My name is Ania and I am a creative designer, artist and founder alongside my momma here at House of Malibu. The work we do, design and create are deeply personal shaped by the journeys we walk through. Our latest collection of hand-painted sweatshirts landed as a saving grace for my getting through the highs and lows of surviving the fire, and the aftermath of all of it. 


Through our designs and fashion, we hope to share not just clothing but stories of strength, perseverance, and transformation. Whether you have faced challenges of your own or simply appreciate art that tells a deeper story, we invite you to be apart of our journey. 
.

So here it is... My true and raw story starting from the morning of January 7th, 2025....

 

" The morning of the Palisades Fire started like any other. I had my usual view of the mountainside from my condo at Edgewater Towers—perched on Sunset Boulevard and PCH, just behind Vons. I call it my “Positano view,” a little slice of Palisades million dollar mansions and winding roads, even if the ocean stays mostly out of sight. It was 10:30 AM, and I was on the phone with my grandma when the alert came in:  “A small fire  .03 miles away”.

At first, just a wisp in the distance, but within moments, it plummeted toward my window. The chaos outside escalated at an impossible speed—fire trucks multiplied by the dozens, sirens overlapping, the deep roar of planes overhead. From my window, I started filming. I caught it all—the first thin trails of smoke, then, in minutes, new fires erupting, leaping across the hills. I watched flames lick at homes, swallowing them whole in explosions of heat and light.


Sunset Boulevard became a bottleneck of desperation. Traffic stood frozen, cars bumper to bumper, their drivers frantic to escape toward PCH. Pedestrians ran—parents clutching their children, people dragging luggage, some sprinting, some stunned and slow-moving, all caught in the same nightmare. I was still in disbelief. How bad could it be?


I stepped onto the pool deck of my building, where a few neighbors stood, watching. That deck is gone now—burned to nothing—but at that moment, I stood there, recording as two massive fire planes soared low overhead. When a bulldozer trundled up the hill, I laughed again—“A bulldozer? What’s that going to do against a fire?” The shock of it all made me cling to the absurd, unwilling to believe the fire had the upper hand.

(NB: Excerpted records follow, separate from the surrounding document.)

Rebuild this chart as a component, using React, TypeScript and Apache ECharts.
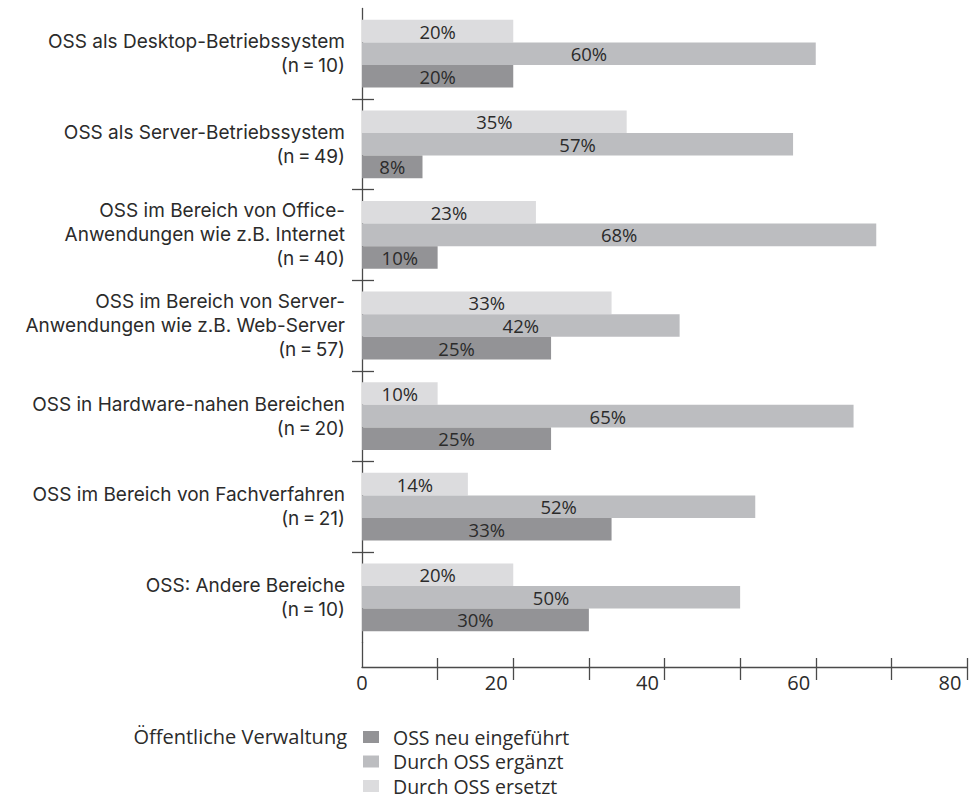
import React, { useEffect, useRef } from "react";
import * as echarts from "echarts";

const categories = [
  "OSS als Desktop-Betriebssystem\n(n\u2009=\u200910)",
  "OSS als Server-Betriebssystem\n(n\u2009=\u200949)",
  "OSS im Bereich von Office-\nAnwendungen wie z.B. Internet\n(n\u2009=\u200940)",
  "OSS im Bereich von Server-\nAnwendungen wie z.B. Web-Server\n(n\u2009=\u200957)",
  "OSS in Hardware-nahen Bereichen\n(n\u2009=\u200920)",
  "OSS im Bereich von Fachverfahren\n(n\u2009=\u200921)",
  "OSS: Andere Bereiche\n(n\u2009=\u200910)",
];
const ersetzt = [20, 35, 23, 33, 10, 14, 20];
const ergaenzt = [60, 57, 68, 42, 65, 52, 50];
const neuEingefuehrt = [20, 8, 10, 25, 25, 33, 30];
const seriesNames = ["OSS neu eingeführt", "Durch OSS ergänzt", "Durch OSS ersetzt"];
const legendTitle = "Öffentliche Verwaltung";
const xTickValues = [10, 20, 30, 40, 50, 60, 70, 80];
const xLabelValues = [0, 20, 40, 60, 80];
const xMin = 0;
const xMax = 80;

const FONT = "'Open Sans', 'Noto Sans', sans-serif";
const CAT_FONT = "Inter, 'Open Sans', sans-serif";
const TEXT = "#2b2b2b";
const AXIS = "#4a4a4a";
const C_NEU = "#939396";
const C_ERG = "#bcbdc0";
const C_ERS = "#dcdcde";

export default function App() {
  const ref = useRef<HTMLDivElement>(null);
  useEffect(() => {
    if (!ref.current) return;
    const chart = echarts.init(ref.current, undefined, { renderer: "svg" });
    const boundaryTicks = categories.slice(1).map((_, i) => i + 1);
    const barLabel = {
      show: true,
      position: "inside",
      formatter: "{c}%",
      fontFamily: FONT,
      fontSize: 18.5,
      color: TEXT,
    };
    const option: any = {
      animation: false,
      textStyle: { fontFamily: FONT },
      title: {
        text: legendTitle,
        right: 624,
        top: 726,
        padding: 0,
        textStyle: { fontFamily: FONT, fontSize: 20, fontWeight: "normal", color: TEXT },
      },
      legend: {
        orient: "vertical",
        left: 363,
        top: 727,
        padding: 0,
        itemWidth: 16,
        itemHeight: 12,
        itemGap: 4.5,
        icon: "rect",
        data: seriesNames,
        textStyle: {
          fontFamily: FONT,
          fontSize: 19.5,
          lineHeight: 20,
          color: TEXT,
          padding: [0, 0, 0, 9],
        },
      },
      grid: [
        { left: 362, top: 8.4, width: 605, height: 634.2, outerBoundsMode: "none", containLabel: false },
        { left: 362, top: 642.6, width: 605, height: 24.4, outerBoundsMode: "none", containLabel: false },
      ],
      xAxis: [
        { gridIndex: 0, type: "value", min: xMin, max: xMax, show: false },
        {
          gridIndex: 1,
          type: "value",
          min: xMin,
          max: xMax,
          interval: 10,
          position: "bottom",
          axisLine: { show: true, onZero: false, lineStyle: { color: AXIS, width: 1.3 } },
          axisTick: {
            show: true,
            inside: false,
            length: 13,
            customValues: xTickValues,
            lineStyle: { color: AXIS, width: 1.3 },
          },
          axisLabel: {
            show: true,
            customValues: xLabelValues,
            margin: 5,
            fontFamily: FONT,
            fontSize: 20,
            color: TEXT,
            formatter: (v: number) => (v === 0 ? `{c|${v}}` : `{c|${v}}{s|}`),
            rich: {
              c: { fontFamily: FONT, fontSize: 20, color: TEXT },
              s: { width: 34 },
            },
          },
          splitLine: { show: false },
        },
        {
          gridIndex: 1,
          type: "value",
          min: xMin,
          max: xMax,
          interval: 10,
          position: "bottom",
          axisLine: { show: false, onZero: false },
          axisTick: {
            show: true,
            inside: true,
            length: 9,
            customValues: xTickValues,
            lineStyle: { color: AXIS, width: 1.3 },
          },
          axisLabel: { show: false },
          splitLine: { show: false },
        },
      ],
      yAxis: [
        {
          gridIndex: 0,
          type: "category",
          position: "left",
          data: categories,
          inverse: true,
          axisLine: { show: false, onZero: false },
          axisTick: { show: false },
          axisLabel: {
            margin: 17,
            fontFamily: CAT_FONT,
            fontSize: 19,
            lineHeight: 24,
            color: TEXT,
            align: "right",
          },
        },
        {
          gridIndex: 0,
          type: "value",
          position: "left",
          min: 0,
          max: categories.length,
          inverse: true,
          axisLine: { show: true, onZero: false, lineStyle: { color: AXIS, width: 1.3 } },
          axisTick: {
            show: true,
            inside: false,
            length: 10,
            customValues: boundaryTicks,
            lineStyle: { color: AXIS, width: 1.3 },
          },
          axisLabel: { show: false },
          splitLine: { show: false },
        },
        {
          gridIndex: 0,
          type: "value",
          position: "left",
          min: 0,
          max: categories.length,
          inverse: true,
          axisLine: { show: false, onZero: false },
          axisTick: {
            show: true,
            inside: true,
            length: 12,
            customValues: boundaryTicks,
            lineStyle: { color: AXIS, width: 1.3 },
          },
          axisLabel: { show: false },
          splitLine: { show: false },
        },
        {
          gridIndex: 1,
          type: "value",
          position: "left",
          min: 0,
          max: 1,
          axisLine: { show: true, onZero: false, lineStyle: { color: AXIS, width: 1.3 } },
          axisTick: { show: false },
          axisLabel: { show: false },
          splitLine: { show: false },
        },
      ],
      series: [
        {
          name: seriesNames[2],
          type: "bar",
          xAxisIndex: 0,
          yAxisIndex: 0,
          data: ersetzt,
          barWidth: 22.6,
          barGap: "0%",
          itemStyle: { color: C_ERS },
          label: barLabel,
        },
        {
          name: seriesNames[1],
          type: "bar",
          xAxisIndex: 0,
          yAxisIndex: 0,
          data: ergaenzt,
          barWidth: 22.6,
          barGap: "0%",
          itemStyle: { color: C_ERG },
          label: barLabel,
        },
        {
          name: seriesNames[0],
          type: "bar",
          xAxisIndex: 0,
          yAxisIndex: 0,
          data: neuEingefuehrt,
          barWidth: 22.6,
          barGap: "0%",
          itemStyle: { color: C_NEU },
          label: barLabel,
        },
      ],
    };
    chart.setOption(option);
    return () => chart.dispose();
  }, []);
  return (
    <div
      ref={ref}
      style={{ position: "fixed", left: 0, top: 0, width: 971, height: 798, background: "#fff" }}
    />
  );
}
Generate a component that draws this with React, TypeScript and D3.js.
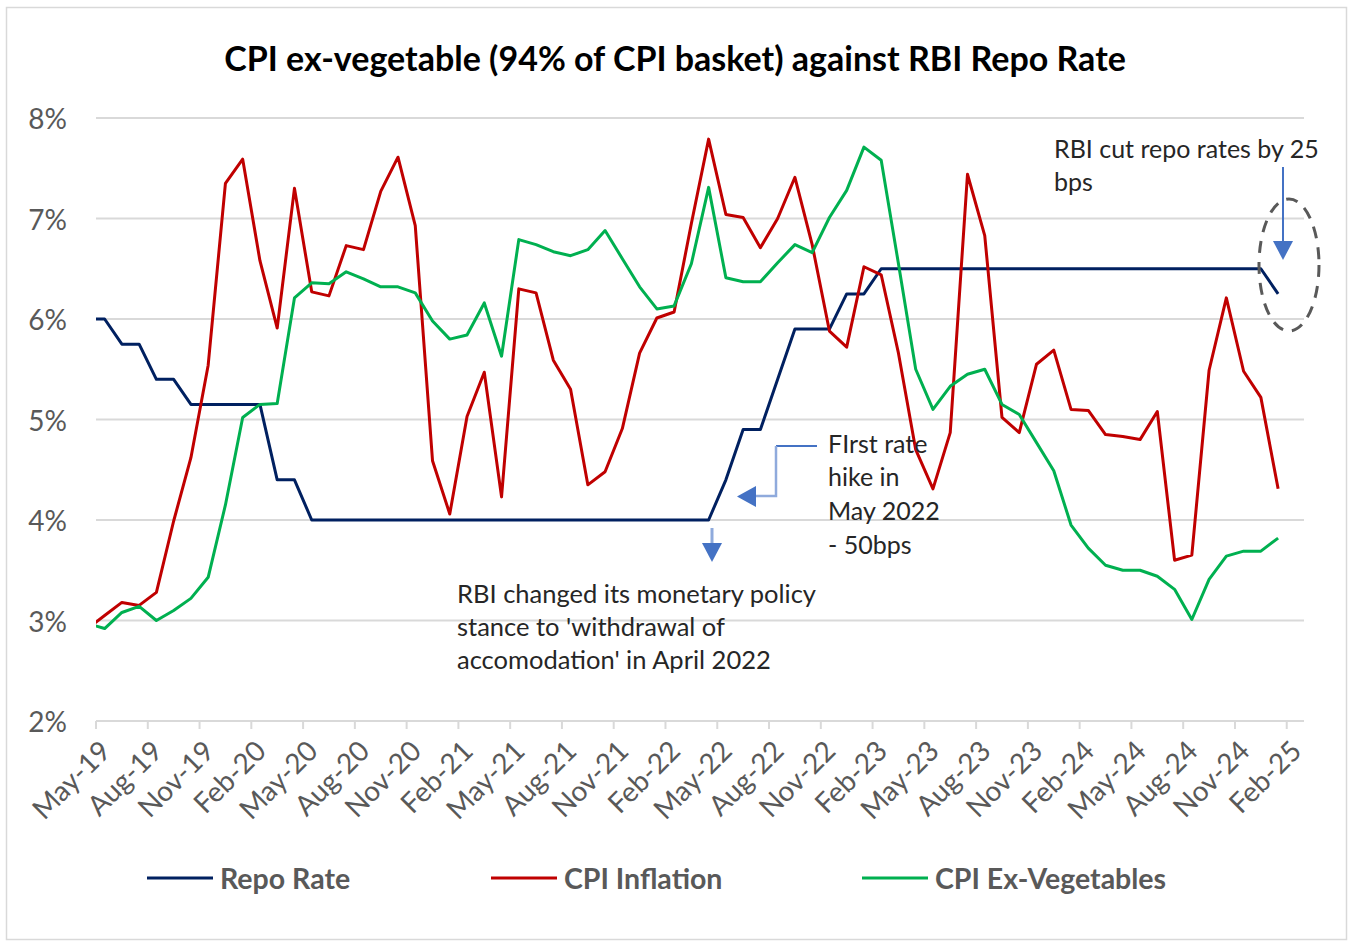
import * as d3 from 'd3';

// months of the plotted points (first one falls just left of the axis and is clipped)
const dataMonths = [
  'Apr-19', 'May-19', 'Jun-19', 'Jul-19', 'Aug-19', 'Sep-19', 'Oct-19', 'Nov-19', 'Dec-19',
  'Jan-20', 'Feb-20', 'Mar-20', 'Apr-20', 'May-20', 'Jun-20', 'Jul-20', 'Aug-20', 'Sep-20', 'Oct-20', 'Nov-20', 'Dec-20',
  'Jan-21', 'Feb-21', 'Mar-21', 'Apr-21', 'May-21', 'Jun-21', 'Jul-21', 'Aug-21', 'Sep-21', 'Oct-21', 'Nov-21', 'Dec-21',
  'Jan-22', 'Feb-22', 'Mar-22', 'Apr-22', 'May-22', 'Jun-22', 'Jul-22', 'Aug-22', 'Sep-22', 'Oct-22', 'Nov-22', 'Dec-22',
  'Jan-23', 'Feb-23', 'Mar-23', 'Apr-23', 'May-23', 'Jun-23', 'Jul-23', 'Aug-23', 'Sep-23', 'Oct-23', 'Nov-23', 'Dec-23',
  'Jan-24', 'Feb-24', 'Mar-24', 'Apr-24', 'May-24', 'Jun-24', 'Jul-24', 'Aug-24', 'Sep-24', 'Oct-24', 'Nov-24', 'Dec-24',
  'Jan-25',
];

// category slots shown on the axis
const axisMonths = [
  'May-19', 'Jun-19', 'Jul-19', 'Aug-19', 'Sep-19', 'Oct-19', 'Nov-19', 'Dec-19',
  'Jan-20', 'Feb-20', 'Mar-20', 'Apr-20', 'May-20', 'Jun-20', 'Jul-20', 'Aug-20', 'Sep-20', 'Oct-20', 'Nov-20', 'Dec-20',
  'Jan-21', 'Feb-21', 'Mar-21', 'Apr-21', 'May-21', 'Jun-21', 'Jul-21', 'Aug-21', 'Sep-21', 'Oct-21', 'Nov-21', 'Dec-21',
  'Jan-22', 'Feb-22', 'Mar-22', 'Apr-22', 'May-22', 'Jun-22', 'Jul-22', 'Aug-22', 'Sep-22', 'Oct-22', 'Nov-22', 'Dec-22',
  'Jan-23', 'Feb-23', 'Mar-23', 'Apr-23', 'May-23', 'Jun-23', 'Jul-23', 'Aug-23', 'Sep-23', 'Oct-23', 'Nov-23', 'Dec-23',
  'Jan-24', 'Feb-24', 'Mar-24', 'Apr-24', 'May-24', 'Jun-24', 'Jul-24', 'Aug-24', 'Sep-24', 'Oct-24', 'Nov-24', 'Dec-24',
  'Jan-25', 'Feb-25',
];

const tickLabels = [
  'May-19', 'Aug-19', 'Nov-19', 'Feb-20', 'May-20', 'Aug-20', 'Nov-20', 'Feb-21', 'May-21', 'Aug-21', 'Nov-21',
  'Feb-22', 'May-22', 'Aug-22', 'Nov-22', 'Feb-23', 'May-23', 'Aug-23', 'Nov-23', 'Feb-24', 'May-24', 'Aug-24',
  'Nov-24', 'Feb-25',
];

const yTicks = [2, 3, 4, 5, 6, 7, 8];

const repoRate = [
  6.0, 6.0, 5.75, 5.75, 5.4, 5.4, 5.15, 5.15, 5.15,
  5.15, 5.15, 4.4, 4.4, 4.0, 4.0, 4.0, 4.0, 4.0, 4.0, 4.0, 4.0,
  4.0, 4.0, 4.0, 4.0, 4.0, 4.0, 4.0, 4.0, 4.0, 4.0, 4.0, 4.0,
  4.0, 4.0, 4.0, 4.0, 4.4, 4.9, 4.9, 5.4, 5.9, 5.9, 5.9, 6.25,
  6.25, 6.5, 6.5, 6.5, 6.5, 6.5, 6.5, 6.5, 6.5, 6.5, 6.5, 6.5,
  6.5, 6.5, 6.5, 6.5, 6.5, 6.5, 6.5, 6.5, 6.5, 6.5, 6.5, 6.5,
  6.25,
];

const cpiInflation = [
  2.92, 3.05, 3.18, 3.15, 3.28, 3.99, 4.62, 5.54, 7.35,
  7.59, 6.58, 5.91, 7.3, 6.27, 6.23, 6.73, 6.69, 7.27, 7.61, 6.93, 4.59,
  4.06, 5.03, 5.47, 4.23, 6.3, 6.26, 5.59, 5.3, 4.35, 4.48, 4.91, 5.66,
  6.01, 6.07, 6.95, 7.79, 7.04, 7.01, 6.71, 7.0, 7.41, 6.74, 5.88, 5.72,
  6.52, 6.44, 5.66, 4.7, 4.31, 4.87, 7.44, 6.83, 5.02, 4.87, 5.55, 5.69,
  5.1, 5.09, 4.85, 4.83, 4.8, 5.08, 3.6, 3.65, 5.49, 6.21, 5.48, 5.22,
  4.31,
];

const cpiExVeg = [
  2.97, 2.92, 3.08, 3.14, 3.0, 3.1, 3.22, 3.43, 4.15,
  5.02, 5.15, 5.16, 6.21, 6.36, 6.35, 6.47, 6.4, 6.32, 6.32, 6.26, 5.98,
  5.8, 5.84, 6.16, 5.63, 6.79, 6.74, 6.67, 6.63, 6.69, 6.88, 6.6, 6.32,
  6.1, 6.13, 6.55, 7.31, 6.41, 6.37, 6.37, 6.56, 6.74, 6.66, 7.01, 7.28,
  7.71, 7.58, 6.55, 5.5, 5.1, 5.33, 5.45, 5.5, 5.15, 5.05, 4.77, 4.49,
  3.95, 3.72, 3.55, 3.5, 3.5, 3.44, 3.31, 3.01, 3.41, 3.64, 3.69, 3.69,
  3.82,
];

const series = [
  { name: 'Repo Rate', values: repoRate, color: '#002060' },
  { name: 'CPI Inflation', values: cpiInflation, color: '#C00000' },
  { name: 'CPI Ex-Vegetables', values: cpiExVeg, color: '#00B050' },
];

const W = 1354;
const H = 948;
const left = 96;
const right = 1304;
const top = 118;
const bottom = 721;
const FONT = 'Lato, "Open Sans", sans-serif';
const GREY = '#595959';

export default function App() {
  // slot index along the axis (May-19 = 0), points at slot centres
  const x = d3.scaleLinear().domain([-0.5, axisMonths.length - 0.5]).range([left, right]);
  const y = d3.scaleLinear().domain([2, 8]).range([bottom, top]);
  const slot = (m: string) => {
    const i = axisMonths.indexOf(m);
    return i >= 0 ? i : axisMonths.indexOf('May-19') - 1; // Apr-19 sits one slot before the axis
  };

  const line = d3
    .line<number>()
    .x((_, i) => x(slot(dataMonths[i])))
    .y((d) => y(d));

  const legendItems = [
    { ...series[0], x0: 147 },
    { ...series[1], x0: 491 },
    { ...series[2], x0: 862 },
  ];

  return (
    <svg
      width={W}
      height={H}
      style={{ position: 'absolute', left: 0, top: 0, background: '#fff' }}
      fontFamily={FONT}
    >
      <defs>
        <clipPath id="plot">
          <rect x={left} y={0} width={right - left} height={H} />
        </clipPath>
      </defs>
      <rect x={6.5} y={7.5} width={1340} height={932} fill="#fff" stroke="#d9d9d9" strokeWidth={1.5} />

      <text x={675} y={57} textAnchor="middle" dominantBaseline="central" fontSize={34} fontWeight={700} fill="#000">
        CPI ex-vegetable (94% of CPI basket) against RBI Repo Rate
      </text>

      {/* gridlines and y labels */}
      {yTicks.map((t) => (
        <g key={t}>
          <line x1={left} x2={right} y1={y(t)} y2={y(t)} stroke="#d9d9d9" strokeWidth={2} />
          <text x={67} y={y(t)} textAnchor="end" dominantBaseline="central" fontSize={28} fill={GREY}>
            {t}%
          </text>
        </g>
      ))}

      {/* x ticks and labels */}
      {tickLabels.map((m) => {
        const i = axisMonths.indexOf(m);
        const xb = x(i - 0.5);
        const xc = x(i);
        return (
          <g key={m}>
            <line x1={xb} x2={xb} y1={bottom} y2={bottom + 8} stroke="#d9d9d9" strokeWidth={2} />
            <text
              transform={`translate(${xc},${bottom + 24}) rotate(-45)`}
              textAnchor="end"
              dominantBaseline="central"
              fontSize={28}
              fill={GREY}
            >
              {m}
            </text>
          </g>
        );
      })}

      {/* series */}
      <g clipPath="url(#plot)">
        {series.map((s) => (
          <path key={s.name} d={line(s.values) || ''} fill="none" stroke={s.color} strokeWidth={3} strokeLinejoin="round" />
        ))}
      </g>

      {/* annotation: rate cut */}
      <text fontSize={25} fill="#262626">
        <tspan x={1054} y={148} dominantBaseline="central">RBI cut repo rates by 25</tspan>
        <tspan x={1054} y={181} dominantBaseline="central">bps</tspan>
      </text>
      <line x1={1283} x2={1283} y1={167} y2={244} stroke="#4472C4" strokeWidth={2} />
      <path d="M1273,241 L1293,241 L1283,260 Z" fill="#4472C4" />
      <ellipse cx={1289} cy={265} rx={30} ry={66} fill="none" stroke={GREY} strokeWidth={3} strokeDasharray="12 9" />

      {/* annotation: first hike */}
      <text fontSize={25} fill="#262626">
        <tspan x={828} y={443} dominantBaseline="central">FIrst rate</tspan>
        <tspan x={828} y={476} dominantBaseline="central">hike in</tspan>
        <tspan x={828} y={510} dominantBaseline="central">May 2022</tspan>
        <tspan x={828} y={544} dominantBaseline="central">- 50bps</tspan>
      </text>
      <path d="M817,446 L776,446" fill="none" stroke="#4472C4" strokeWidth={2} />
      <path d="M776,446 L776,496 L754,496" fill="none" stroke="#8FAADC" strokeWidth={2.5} />
      <path d="M756,486 L756,507 L737,496.5 Z" fill="#4472C4" />

      {/* annotation: stance change */}
      <line x1={712} x2={712} y1={528} y2={545} stroke="#8FAADC" strokeWidth={3} />
      <path d="M702,543 L722,543 L712,562 Z" fill="#4472C4" />
      <text fontSize={25.5} fill="#262626">
        <tspan x={457} y={593} dominantBaseline="central">RBI changed its monetary policy</tspan>
        <tspan x={457} y={626} dominantBaseline="central">stance to 'withdrawal of</tspan>
        <tspan x={457} y={659} dominantBaseline="central">accomodation' in April 2022</tspan>
      </text>

      {/* legend */}
      {legendItems.map((s) => (
        <g key={s.name}>
          <line x1={s.x0} x2={s.x0 + 66} y1={878} y2={878} stroke={s.color} strokeWidth={3} />
          <text x={s.x0 + 73} y={878} dominantBaseline="central" fontSize={28.5} fontWeight={700} fill={GREY}>
            {s.name}
          </text>
        </g>
      ))}
    </svg>
  );
}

Even as my mom yelled at me over the phone—“Leave! Now!”—I lingered, convinced this would all blow over. It wasn’t until 1 PM that I finally evacuated. I packed instinctively: my passport, my essentials, but also my latest collection of sweatshirts—the ones I had planned to hand-paint as part of my House of Malibu line. I didn’t know why, but I needed to take them. Maybe I thought I’d only be gone for a few hours. Maybe I just needed to hold onto something that felt like my future.


I headed to my grandma’s house in Hancock Park, where my mom soon arrived, having evacuated from Malibu herself. The house filled up quickly—my stepdad, my tiny Yorkie, their two dogs, my aunt’s three kids, all of us displaced, watching the news like it was a countdown to our worst fears.
I was glued to the updates, tracking the flames approaching my home. When the maps showed my building marked in red—damaged, burned—I shrieked. My home. Gone.


But then, conflicting reports. A friend of my aunt’s, an LAPD officer, went to check: “The buildings are still standing. The fire burned around them, but they’re there.” The back-and-forth, the uncertainty—it stretched into hours, days.


We weren’t allowed back into the Palisades for a week. And even after access was granted, even as my neighbors in hazmat suits sifted through ravines, searching for what was left, I couldn’t do it. I knew my condo was still standing, but I couldn’t bring myself to return—to drive through the place I had called home and face the truth of what had happened to my city, my community. I stayed away, avoiding what I knew I’d eventually have to see.
And then, two days ago, I finally went and saw it all.
And in the midst of all this—the shock, the grief, the waiting—I turned to the one thing I could control: creating.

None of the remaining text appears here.